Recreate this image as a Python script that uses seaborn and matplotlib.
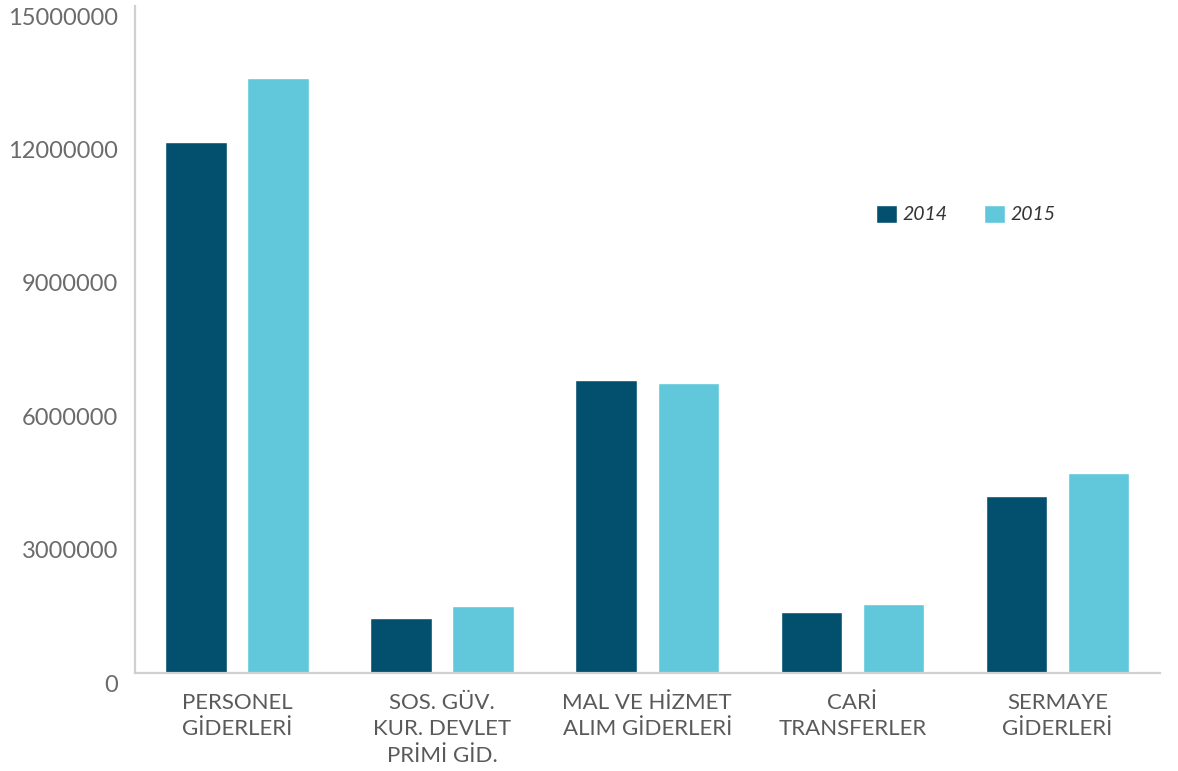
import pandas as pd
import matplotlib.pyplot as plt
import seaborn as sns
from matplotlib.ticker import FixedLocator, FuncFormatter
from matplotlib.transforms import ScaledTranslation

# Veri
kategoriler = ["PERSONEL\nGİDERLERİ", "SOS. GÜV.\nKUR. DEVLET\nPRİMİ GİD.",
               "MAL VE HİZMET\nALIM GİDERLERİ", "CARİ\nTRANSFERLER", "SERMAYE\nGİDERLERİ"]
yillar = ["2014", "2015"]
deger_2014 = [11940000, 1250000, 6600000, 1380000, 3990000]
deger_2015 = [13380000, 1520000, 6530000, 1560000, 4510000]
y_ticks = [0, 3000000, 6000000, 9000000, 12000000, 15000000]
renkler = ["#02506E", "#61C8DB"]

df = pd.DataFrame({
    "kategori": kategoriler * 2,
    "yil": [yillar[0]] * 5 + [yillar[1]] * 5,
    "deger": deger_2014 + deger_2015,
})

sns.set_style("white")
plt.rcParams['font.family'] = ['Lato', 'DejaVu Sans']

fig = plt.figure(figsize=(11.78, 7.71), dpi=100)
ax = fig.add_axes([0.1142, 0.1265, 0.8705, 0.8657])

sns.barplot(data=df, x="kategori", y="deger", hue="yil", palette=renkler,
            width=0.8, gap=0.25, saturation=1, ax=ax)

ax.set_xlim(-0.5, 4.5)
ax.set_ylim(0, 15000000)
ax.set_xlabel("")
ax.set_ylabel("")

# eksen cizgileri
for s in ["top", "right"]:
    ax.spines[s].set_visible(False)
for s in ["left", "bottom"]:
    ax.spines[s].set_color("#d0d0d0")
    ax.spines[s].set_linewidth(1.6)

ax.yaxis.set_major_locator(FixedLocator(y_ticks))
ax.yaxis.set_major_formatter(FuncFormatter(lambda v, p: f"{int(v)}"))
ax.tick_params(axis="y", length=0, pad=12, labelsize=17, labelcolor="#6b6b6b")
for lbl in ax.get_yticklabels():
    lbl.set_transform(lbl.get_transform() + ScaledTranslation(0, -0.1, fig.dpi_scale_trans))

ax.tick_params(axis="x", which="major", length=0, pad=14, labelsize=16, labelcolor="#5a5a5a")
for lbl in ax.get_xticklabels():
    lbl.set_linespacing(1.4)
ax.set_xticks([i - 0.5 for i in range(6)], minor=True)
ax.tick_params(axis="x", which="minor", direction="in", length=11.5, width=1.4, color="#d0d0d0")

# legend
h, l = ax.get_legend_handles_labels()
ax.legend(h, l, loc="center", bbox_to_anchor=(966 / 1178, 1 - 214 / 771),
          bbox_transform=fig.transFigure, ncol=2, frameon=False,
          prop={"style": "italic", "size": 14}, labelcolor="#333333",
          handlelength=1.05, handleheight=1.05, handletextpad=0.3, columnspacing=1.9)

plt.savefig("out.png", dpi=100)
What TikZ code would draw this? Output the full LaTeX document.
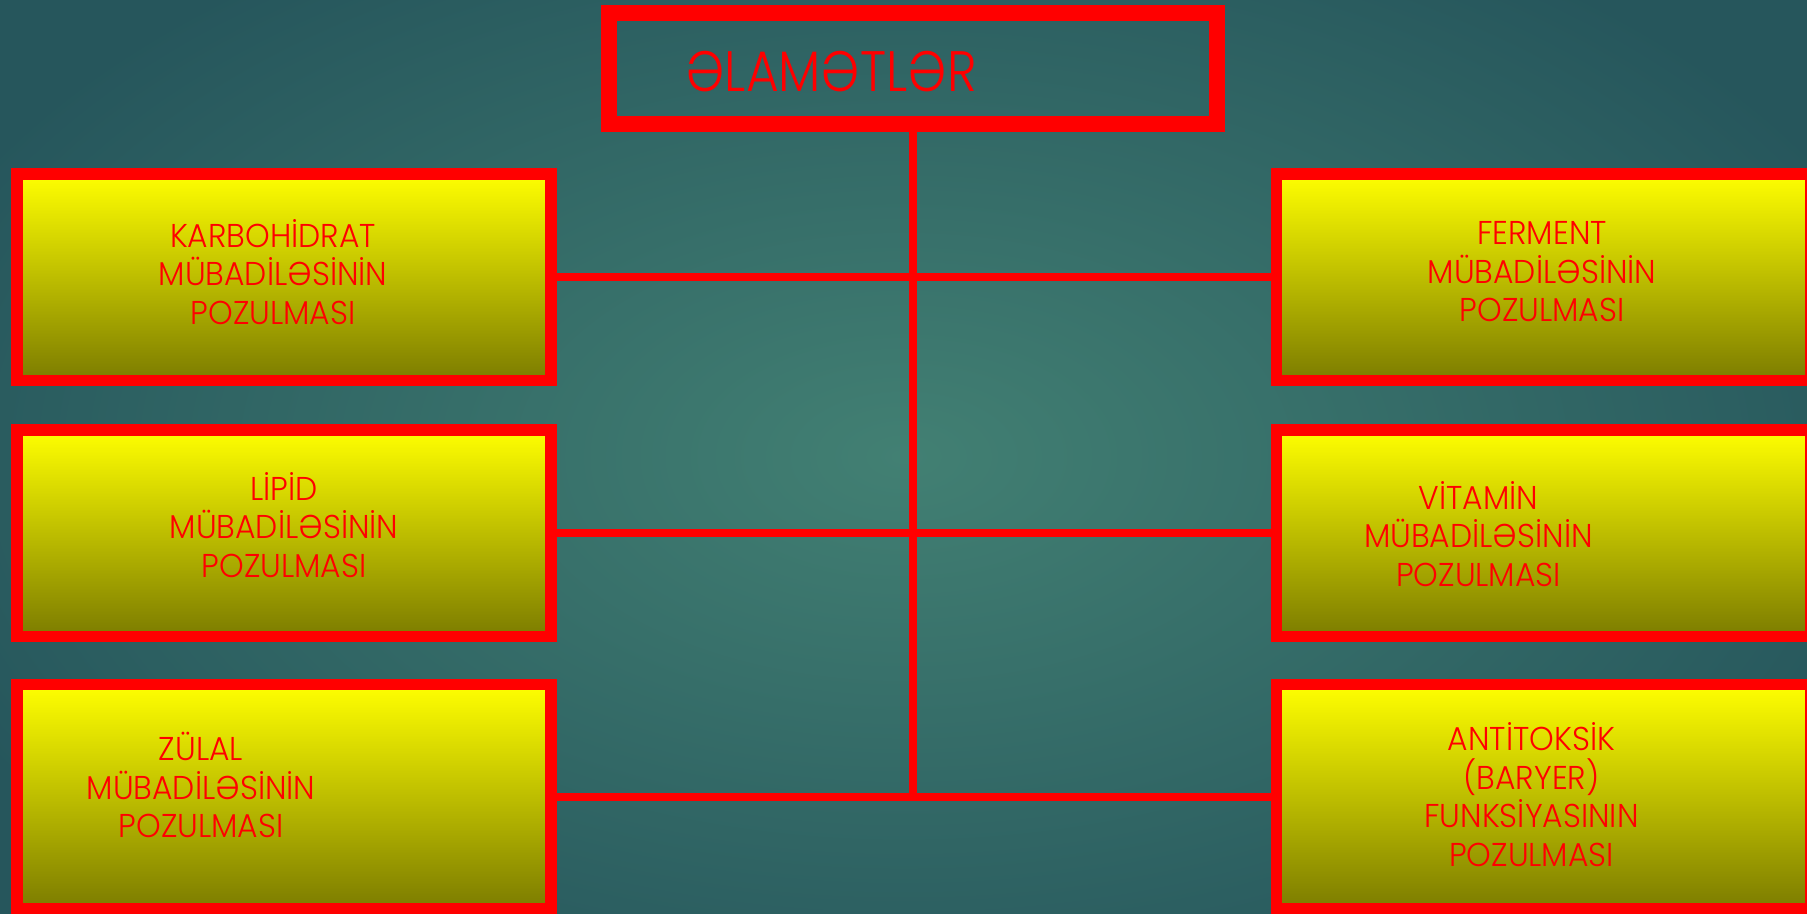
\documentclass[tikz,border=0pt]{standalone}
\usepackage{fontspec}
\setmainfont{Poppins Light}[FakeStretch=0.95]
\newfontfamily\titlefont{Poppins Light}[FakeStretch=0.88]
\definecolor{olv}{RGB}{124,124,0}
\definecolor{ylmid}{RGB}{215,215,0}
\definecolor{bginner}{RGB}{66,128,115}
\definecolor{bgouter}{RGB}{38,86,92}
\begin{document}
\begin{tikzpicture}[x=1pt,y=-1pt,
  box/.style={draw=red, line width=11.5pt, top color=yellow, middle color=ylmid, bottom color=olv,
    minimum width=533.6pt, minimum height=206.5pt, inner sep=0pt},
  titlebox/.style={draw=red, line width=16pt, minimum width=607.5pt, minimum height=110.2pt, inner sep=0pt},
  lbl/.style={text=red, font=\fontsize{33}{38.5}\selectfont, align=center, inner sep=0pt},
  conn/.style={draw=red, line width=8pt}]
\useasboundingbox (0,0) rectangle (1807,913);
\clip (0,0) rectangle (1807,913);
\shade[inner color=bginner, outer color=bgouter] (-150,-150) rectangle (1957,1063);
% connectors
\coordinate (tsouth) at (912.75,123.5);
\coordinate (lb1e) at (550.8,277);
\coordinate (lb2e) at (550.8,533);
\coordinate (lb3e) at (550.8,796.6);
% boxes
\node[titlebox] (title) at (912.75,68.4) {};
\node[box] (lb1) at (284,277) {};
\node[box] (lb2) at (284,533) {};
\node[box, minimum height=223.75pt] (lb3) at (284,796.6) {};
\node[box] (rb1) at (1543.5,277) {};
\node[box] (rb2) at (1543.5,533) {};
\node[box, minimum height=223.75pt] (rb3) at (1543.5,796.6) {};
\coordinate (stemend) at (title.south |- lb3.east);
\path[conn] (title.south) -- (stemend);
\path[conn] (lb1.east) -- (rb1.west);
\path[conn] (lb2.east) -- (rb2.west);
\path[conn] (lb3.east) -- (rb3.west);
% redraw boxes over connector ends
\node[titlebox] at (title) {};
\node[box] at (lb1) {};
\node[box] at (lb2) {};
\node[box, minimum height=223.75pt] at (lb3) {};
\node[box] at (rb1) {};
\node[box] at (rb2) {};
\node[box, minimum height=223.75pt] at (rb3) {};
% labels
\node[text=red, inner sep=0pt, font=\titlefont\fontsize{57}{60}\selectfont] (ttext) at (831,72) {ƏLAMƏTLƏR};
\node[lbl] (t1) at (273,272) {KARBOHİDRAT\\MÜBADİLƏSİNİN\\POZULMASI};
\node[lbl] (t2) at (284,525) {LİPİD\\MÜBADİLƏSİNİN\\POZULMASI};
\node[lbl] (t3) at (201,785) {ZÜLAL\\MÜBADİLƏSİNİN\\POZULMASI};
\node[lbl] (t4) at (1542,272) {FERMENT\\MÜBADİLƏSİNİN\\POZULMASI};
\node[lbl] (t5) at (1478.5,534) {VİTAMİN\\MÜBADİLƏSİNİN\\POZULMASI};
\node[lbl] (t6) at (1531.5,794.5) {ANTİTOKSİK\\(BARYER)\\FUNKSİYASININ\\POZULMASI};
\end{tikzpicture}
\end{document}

◆ ◆ ◆ ◆ ◆

*What to produce*
Leave out the pictures and restate, word for word, the lines from the top of the data through the line containing "ScaledTranslation(0, -0.1, fig.dpi_scale_trans))", both included.

*Completed task*
Recreate this image as a Python script that uses seaborn and matplotlib.
import pandas as pd
import matplotlib.pyplot as plt
import seaborn as sns
from matplotlib.ticker import FixedLocator, FuncFormatter
from matplotlib.transforms import ScaledTranslation

# Veri
kategoriler = ["PERSONEL\nGİDERLERİ", "SOS. GÜV.\nKUR. DEVLET\nPRİMİ GİD.",
               "MAL VE HİZMET\nALIM GİDERLERİ", "CARİ\nTRANSFERLER", "SERMAYE\nGİDERLERİ"]
yillar = ["2014", "2015"]
deger_2014 = [11940000, 1250000, 6600000, 1380000, 3990000]
deger_2015 = [13380000, 1520000, 6530000, 1560000, 4510000]
y_ticks = [0, 3000000, 6000000, 9000000, 12000000, 15000000]
renkler = ["#02506E", "#61C8DB"]

df = pd.DataFrame({
    "kategori": kategoriler * 2,
    "yil": [yillar[0]] * 5 + [yillar[1]] * 5,
    "deger": deger_2014 + deger_2015,
})

sns.set_style("white")
plt.rcParams['font.family'] = ['Lato', 'DejaVu Sans']

fig = plt.figure(figsize=(11.78, 7.71), dpi=100)
ax = fig.add_axes([0.1142, 0.1265, 0.8705, 0.8657])

sns.barplot(data=df, x="kategori", y="deger", hue="yil", palette=renkler,
            width=0.8, gap=0.25, saturation=1, ax=ax)

ax.set_xlim(-0.5, 4.5)
ax.set_ylim(0, 15000000)
ax.set_xlabel("")
ax.set_ylabel("")

# eksen cizgileri
for s in ["top", "right"]:
    ax.spines[s].set_visible(False)
for s in ["left", "bottom"]:
    ax.spines[s].set_color("#d0d0d0")
    ax.spines[s].set_linewidth(1.6)

ax.yaxis.set_major_locator(FixedLocator(y_ticks))
ax.yaxis.set_major_formatter(FuncFormatter(lambda v, p: f"{int(v)}"))
ax.tick_params(axis="y", length=0, pad=12, labelsize=17, labelcolor="#6b6b6b")
for lbl in ax.get_yticklabels():
    lbl.set_transform(lbl.get_transform() + ScaledTranslation(0, -0.1, fig.dpi_scale_trans))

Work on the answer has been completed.